In the description of the background of the present disclosure that follows, reference is made to certain structures and methods, however, such references should not necessarily be construed as an admission that these structures and methods qualify as prior art under the applicable statutory provisions. Applicants reserve the right to demonstrate that any of the referenced subject matter does not constitute prior art with regard to the present invention.
In drilling, for instance, the tool is given a rectilinear axial feeding motion. The proper tool body may, for instance, consist of a shaft-type cutter, an end mill or a drilling tool. Common for these is that they usually carry a plurality of cutting plates of a hard material, such as cemented carbide. Said cutting plates are usually of an indexable insert type, i.e., they may be loosened and turned or “be re-indexed” when a cutting edge has been worn out and the operator desires to advance a new cutting edge in the operative position by turning. In order to achieve a fine and smooth surface in the workpiece, it is necessary that the operative cutting edges of the cutting inserts describe substantially identical rotation paths, i.e., in, for instance, a shaft-type cutter or an end mill, they should have substantially the same axial and radial position in the milling body. This makes, among other things, exceptionally heavy demands on precision of the production of the cutting seats in the milling body. If, for instance, the axial positioning is unsatisfactory, so-called axial runout arise, which lead to worsen consequences.

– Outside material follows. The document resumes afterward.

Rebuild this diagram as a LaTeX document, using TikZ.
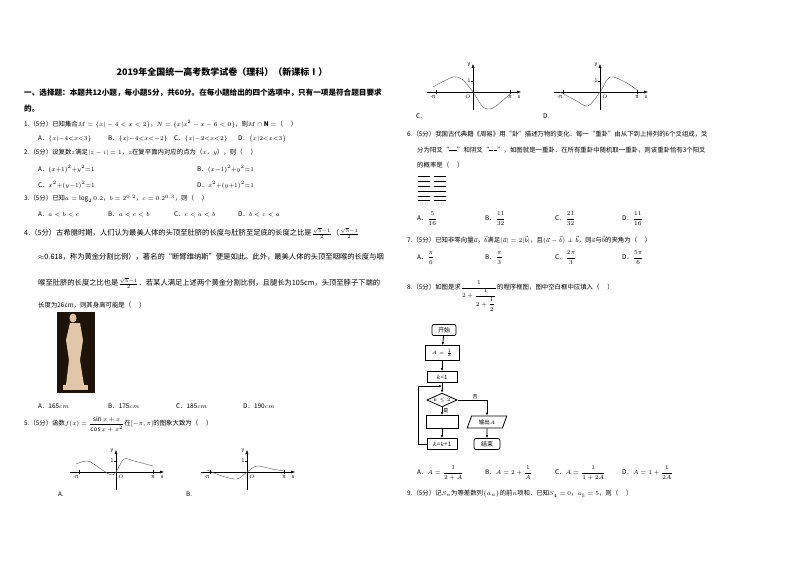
\documentclass[tikz,border=0pt]{standalone}
\usepackage{fontspec}
\usepackage{amsmath}
\setmainfont{Noto Sans CJK SC}
\usetikzlibrary{shapes.geometric,arrows.meta}
\tikzset{
 t/.style={anchor=west,inner sep=0pt,font=\fontsize{6.4pt}{7pt}\selectfont},
 tw/.style={anchor=west,inner sep=0pt,font=\fontsize{7.3pt}{8pt}\selectfont},
 bx/.style={draw,thick,minimum height=14pt,inner sep=1pt,font=\fontsize{6pt}{7pt}\selectfont},
 ar/.style={-{Latex[length=3pt,width=2.5pt]},thick},
 ax/.style={-{Latex[length=4pt,width=3pt]},thin},
 cv/.style={thin,gray!70!black,smooth}
}
\begin{document}
\begin{tikzpicture}[x=1pt,y=-1pt]
\fill[white] (0,0) rectangle (800,565);
\useasboundingbox (0,0) rectangle (800,565);
\node[anchor=center,font=\bfseries\fontsize{9pt}{10pt}\selectfont] (title) at (222,72) {2019年全国统一高考数学试卷（理科）（新课标Ⅰ）};
\node[t,font=\bfseries\fontsize{7.6pt}{8pt}\selectfont] (h1) at (24,93) {一、选择题：本题共12小题，每小题5分，共60分。在每小题给出的四个选项中，只有一项是符合题目要求};
\node[t,font=\bfseries\fontsize{7.6pt}{8pt}\selectfont] (h2) at (24,109) {的。};
\node[t] (q1) at (24,124) {1.（5分）已知集合$M=\{x|-4<x<2\}$，$N=\{x|x^2-x-6<0\}$，则$M\cap\mathbf{N}=$（\quad\ ）};
\node[t] (q1a) at (38,139) {A．$\{x|{-}4{<}x{<}3\}$};
\node[t] (q1b) at (108,139) {B．$\{x|{-}4{<}x{<}{-}2\}$};
\node[t] (q1c) at (174,139) {C．$\{x|{-}2{<}x{<}2\}$};
\node[t] (q1d) at (238,139) {D．$\{x|2{<}x{<}3\}$};
\node[t] (q2) at (24,153) {2.（5分）设复数$z$满足$|z-i|=1$，$z$在复平面内对应的点为（$x$，$y$），则（\quad\ ）};
\node[t] (q2a) at (38,169) {A．$(x{+}1)^2{+}y^2{=}1$};
\node[t] (q2b) at (197,169) {B．$(x{-}1)^2{+}y^2{=}1$};
\node[t] (q2c) at (38,185) {C．$x^2{+}(y{-}1)^2{=}1$};
\node[t] (q2d) at (197,185) {D．$x^2{+}(y{+}1)^2{=}1$};
\node[t] (q3) at (24,199) {3.（5分）已知$a=\log_2 0.2$，$b=2^{0.2}$，$c=0.2^{0.3}$，则（\quad\ ）};
\node[t] (q3a) at (38,214) {A．$a<b<c$};
\node[t] (q3b) at (108,214) {B．$a<c<b$};
\node[t] (q3c) at (174,214) {C．$c<a<b$};
\node[t] (q3d) at (238,214) {D．$b<c<a$};
\node[tw] (q4) at (24,233) {4.（5分）古希腊时期，人们认为最美人体的头顶至肚脐的长度与肚脐至足底的长度之比是$\frac{\sqrt5-1}{2}$（$\frac{\sqrt5-1}{2}$};
\node[tw] (q4b) at (38,257) {$\approx$0.618，称为黄金分割比例），著名的“断臂维纳斯”便是如此。此外，最美人体的头顶至咽喉的长度与咽};
\node[tw] (q4c) at (38,283) {喉至肚脐的长度之比也是$\frac{\sqrt5-1}{2}$．若某人满足上述两个黄金分割比例，且腿长为105cm，头顶至脖子下端的};
\node[t] (q4d) at (38,305) {长度为26cm，则其身高可能是（\quad\ ）};
\fill[black!85!brown] (57,312) rectangle (95,393);
\fill[brown!45!white] (73,318) ellipse (3.5 and 4.5);
\fill[brown!45!white] (70,323) -- (80,323) -- (83,340) -- (80,360) -- (84,385) -- (66,385) -- (69,360) -- (66,340) -- cycle;
\fill[brown!45!white] (63,385) rectangle (88,390);
\node[t] (q4a1) at (38,406) {A．165$cm$};
\node[t] (q4a2) at (108,406) {B．175$cm$};
\node[t] (q4a3) at (176,406) {C．185$cm$};
\node[t] (q4a4) at (243,406) {D．190$cm$};
\node[t] (q5) at (24,424) {5.（5分）函数$f(x)=\dfrac{\sin x+x}{\cos x+x^2}$在$[-\pi,\pi]$的图象大致为（\quad\ ）};
% graphs
\begin{scope}[shift={(116,472)},yscale=-1]
\draw[ax] (-46,0)--(48,0); \draw[ax] (0,-18)--(0,22);
\draw[cv] plot coordinates {(-40,8)(-28,11)(-15,3)(-5,-3)(0,0)(8,13)(18,11)(37,6)};
\draw (-37,-2)--(-37,2) (37,-2)--(37,2) (-2,11)--(0,11);
\node[font=\tiny] (ga1) at (-40,-5) {-π}; \node[font=\tiny] (ga2) at (37,-5) {π}; \node[font=\tiny] (ga3) at (46,-5) {x};
\node[font=\tiny] (ga4) at (5,-5) {$O$}; \node[font=\tiny] (ga5) at (-4,11) {1}; \node[font=\tiny] (ga6) at (-4,21) {y};
\end{scope}
\node[t] (la) at (58,494) {A.};
\begin{scope}[shift={(247,472)},yscale=-1]
\draw[ax] (-46,0)--(48,0); \draw[ax] (0,-18)--(0,22);
\draw[cv] plot coordinates {(-40,2)(-25,-4)(-10,-7)(0,0)(10,6)(25,3)(37,1)};
\draw (-37,-2)--(-37,2) (37,-2)--(37,2) (-2,11)--(0,11);
\node[font=\tiny] (gb1) at (-40,-5) {-π}; \node[font=\tiny] (gb2) at (37,-5) {π}; \node[font=\tiny] (gb3) at (46,-5) {x};
\node[font=\tiny] (gb4) at (5,-5) {$O$}; \node[font=\tiny] (gb5) at (-4,11) {1}; \node[font=\tiny] (gb6) at (-4,21) {y};
\end{scope}
\node[t] (lb) at (186,494) {B.};
\begin{scope}[shift={(473,92)},yscale=-1]
\draw[ax] (-46,0)--(48,0); \draw[ax] (0,-18)--(0,28);
\draw[cv] plot coordinates {(-40,5)(-20,15)(-10,12)(0,0)(10,-15)(20,-16)(37,-2)};
\draw (-37,-2)--(-37,2) (37,-2)--(37,2) (-2,11)--(0,11);
\node[font=\tiny] (gc1) at (-40,-5) {-π}; \node[font=\tiny] (gc2) at (37,-5) {π}; \node[font=\tiny] (gc3) at (46,-5) {x};
\node[font=\tiny] (gc4) at (-5,-5) {$O$}; \node[font=\tiny] (gc5) at (-4,11) {1}; \node[font=\tiny] (gc6) at (-4,27) {y};
\end{scope}
\node[t] (lc) at (416,116) {C.};
\begin{scope}[shift={(600,92)},yscale=-1]
\draw[ax] (-46,0)--(48,0); \draw[ax] (0,-18)--(0,28);
\draw[cv] plot coordinates {(-40,0)(-25,-8)(-12,-14)(0,0)(10,15)(25,10)(37,2)};
\draw (-37,-2)--(-37,2) (37,-2)--(37,2) (-2,11)--(0,11);
\node[font=\tiny] (gd1) at (-40,-5) {-π}; \node[font=\tiny] (gd2) at (37,-5) {π}; \node[font=\tiny] (gd3) at (46,-5) {x};
\node[font=\tiny] (gd4) at (5,-5) {$O$}; \node[font=\tiny] (gd5) at (-4,11) {1}; \node[font=\tiny] (gd6) at (-4,27) {y};
\end{scope}
\node[t] (ld) at (543,116) {D.};
\node[t] (q6) at (407,134) {6.（5分）我国古代典籍《周易》用“卦”描述万物的变化．每一“重卦”由从下到上排列的6个爻组成，爻};
\node[t] (q6b) at (417,150) {分为阳爻“\rule[0.3ex]{8pt}{1pt}”和阴爻“\rule[0.3ex]{3.5pt}{1pt}\,\rule[0.3ex]{3.5pt}{1pt}”，如图就是一重卦．在所有重卦中随机取一重卦，则该重卦恰有3个阳爻};
\node[t] (q6c) at (417,165) {的概率是（\quad\ ）};
\foreach \yy in {176,181,186,196,200}{\draw[thick] (418,\yy)--(430,\yy) (434,\yy)--(446,\yy);}
\draw[thick] (418,191)--(446,191);
\node[t] (q6a1) at (417,219) {A．$\dfrac{5}{16}$};
\node[t] (q6a2) at (485,219) {B．$\dfrac{11}{32}$};
\node[t] (q6a3) at (555,219) {C．$\dfrac{21}{32}$};
\node[t] (q6a4) at (622,219) {D．$\dfrac{11}{16}$};
\node[t] (q7) at (407,240) {7.（5分）已知非零向量$\vec a$，$\vec b$满足$|\vec a|=2|\vec b|$，且$(\vec a-\vec b)\perp\vec b$，则$\vec a$与$\vec b$的夹角为（\quad\ ）};
\node[t] (q7a1) at (417,258) {A．$\dfrac{\pi}{6}$};
\node[t] (q7a2) at (485,258) {B．$\dfrac{\pi}{3}$};
\node[t] (q7a3) at (555,258) {C．$\dfrac{2\pi}{3}$};
\node[t] (q7a4) at (622,258) {D．$\dfrac{5\pi}{6}$};
\node[t] (q8) at (407,296) {8.（5分）如图是求$\dfrac{1}{2+\dfrac{1}{2+\dfrac12}}$的程序框图，图中空白框中应填入（\quad\ ）};
% flowchart
\node[bx,rounded corners=2pt,minimum width=24pt,minimum height=11pt] (s) at (444,330) {开始};
\node[bx,minimum width=34pt,minimum height=15pt,font=\fontsize{5pt}{6pt}\selectfont] (a) at (442,353) {$A=\frac12$};
\node[bx,minimum width=30pt,minimum height=11pt] (k) at (442,377) {$k$=1};
\node[draw,thick,diamond,aspect=2.2,inner sep=0.5pt,font=\fontsize{5.5pt}{6pt}\selectfont] (d) at (442,400) {$k\le2$};
\node[bx,minimum width=32pt,minimum height=13pt] (e) at (442,422) {};
\node[bx,minimum width=30pt,minimum height=11pt] (kk) at (442,444) {$k$=$k$+1};
\node[draw,thick,trapezium,trapezium left angle=70,trapezium right angle=110,inner sep=1pt,minimum height=12pt,font=\fontsize{5.5pt}{6pt}\selectfont] (o) at (487,422) {输出$A$};
\node[bx,rounded corners=2pt,minimum width=26pt,minimum height=11pt] (end) at (487,444) {结束};
\draw[ar] (s)--(a); \draw[ar] (a)--(k); \draw[ar] (k)--(d);
\draw[ar] (d)--(e) node[pos=0.4,right,font=\tiny,inner sep=1pt] (yes) {是};
\draw[ar] (e)--(kk);
\draw[ar] (d.east)-|(o.north) node[pos=0.3,above,font=\tiny,inner sep=1pt] (no) {否};
\draw[ar] (o)--(end);
\coordinate (lp) at (442,386);
\draw[ar] (kk.west)-|(418,386)--(lp);
\node[t] (q8a1) at (417,473) {A．$A=\dfrac{1}{2+A}$};
\node[t] (q8a2) at (485,473) {B．$A=2+\dfrac{1}{A}$};
\node[t] (q8a3) at (555,473) {C．$A=\dfrac{1}{1+2A}$};
\node[t] (q8a4) at (622,473) {D．$A=1+\dfrac{1}{2A}$};
\node[t] (q9) at (407,494) {9.（5分）记$S_n$为等差数列$\{a_n\}$的前$n$项和．已知$S_4=0$，$a_5=5$，则（\quad\ ）};
\end{tikzpicture}
\end{document}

Furthermore, today's modern tools are exposed to very strong chip wear, which imposes greater requirements on the hardness of the surface of the holder body, especially at the material portions thereof that are located next to the cutting seats and that are exposed to direct chip contact in the machining. It is, above all, the surface of the holder body being closest to the cutting seat straight opposite in the direction of circumference that will be strongly exposed to this wear.
Furthermore, now greater requirements are imposed on fatigue strength of the material in the tool body, since they become more and more optimized in the design thereof.
A known way to increase the fatigue strength of the material is to provide compressive stresses in the surface by surface hardening the material, e.g., by nitriding, nitrogen alone being transferred to the surface of the holder body, usually steel, in a gas atmosphere, essentially at a temperature of 510–550° C. Another way is to subject the material to nitrocarburizing, carbon and nitrogen being transferred to the surface in a gas atmosphere, normally at a temperature of approximately 570° C. An additional known way is to submit the material to so-called ion nitriding, when nitrogen alone is transferred to the surface in an ionized gas, under almost vacuum, at a temperature of approximately 450 to 650 C.
An additional known way to increase the fatigue strength of the material is to provide compressive stresses and improve the surface quality of the material by so-called micro blasting, which means that the surface of the material is bombarded with small particles in such a way that a part of the material is removed at the same time as compressive stresses are built up in the material. Another known way to increase the fatigue strength of the material by providing compressive stresses and improve the surface quality of the material is so-called shot peening, which is an established method used in order to increase the service life of metal components exposed to dynamic loads. Shot peening also prevents crack formation caused by stress corrosion. The idea of the method is to bombard, under accurately controlled forms, the surface with spherical particles of, for instance, steel, glass or ceramics.